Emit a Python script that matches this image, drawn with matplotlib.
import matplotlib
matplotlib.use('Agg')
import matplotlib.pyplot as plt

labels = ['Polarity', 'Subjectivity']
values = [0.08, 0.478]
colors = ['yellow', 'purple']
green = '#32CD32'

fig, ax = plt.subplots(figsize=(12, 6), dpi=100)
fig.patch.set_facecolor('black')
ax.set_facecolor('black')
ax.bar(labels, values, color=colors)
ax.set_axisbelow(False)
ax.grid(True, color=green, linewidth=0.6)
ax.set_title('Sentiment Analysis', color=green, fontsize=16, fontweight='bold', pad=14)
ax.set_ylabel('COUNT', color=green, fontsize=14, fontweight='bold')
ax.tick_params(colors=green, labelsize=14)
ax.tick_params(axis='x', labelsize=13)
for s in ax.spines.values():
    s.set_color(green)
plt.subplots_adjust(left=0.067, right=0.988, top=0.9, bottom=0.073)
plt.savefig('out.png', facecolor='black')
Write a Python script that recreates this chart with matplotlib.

###

- _Instructions to follow_: All of the entries above should be written out again exactly.

- _Correct answer_:
Emit a Python script that matches this image, drawn with matplotlib.
import matplotlib
matplotlib.use('Agg')
import matplotlib.pyplot as plt

labels = ['Polarity', 'Subjectivity']
values = [0.08, 0.478]
colors = ['yellow', 'purple']
green = '#32CD32'

fig, ax = plt.subplots(figsize=(12, 6), dpi=100)
fig.patch.set_facecolor('black')
ax.set_facecolor('black')
ax.bar(labels, values, color=colors)
ax.set_axisbelow(False)
ax.grid(True, color=green, linewidth=0.6)
ax.set_title('Sentiment Analysis', color=green, fontsize=16, fontweight='bold', pad=14)
ax.set_ylabel('COUNT', color=green, fontsize=14, fontweight='bold')
ax.tick_params(colors=green, labelsize=14)
ax.tick_params(axis='x', labelsize=13)
for s in ax.spines.values():
    s.set_color(green)
plt.subplots_adjust(left=0.067, right=0.988, top=0.9, bottom=0.073)
plt.savefig('out.png', facecolor='black')
Write a Python script that recreates this chart with matplotlib.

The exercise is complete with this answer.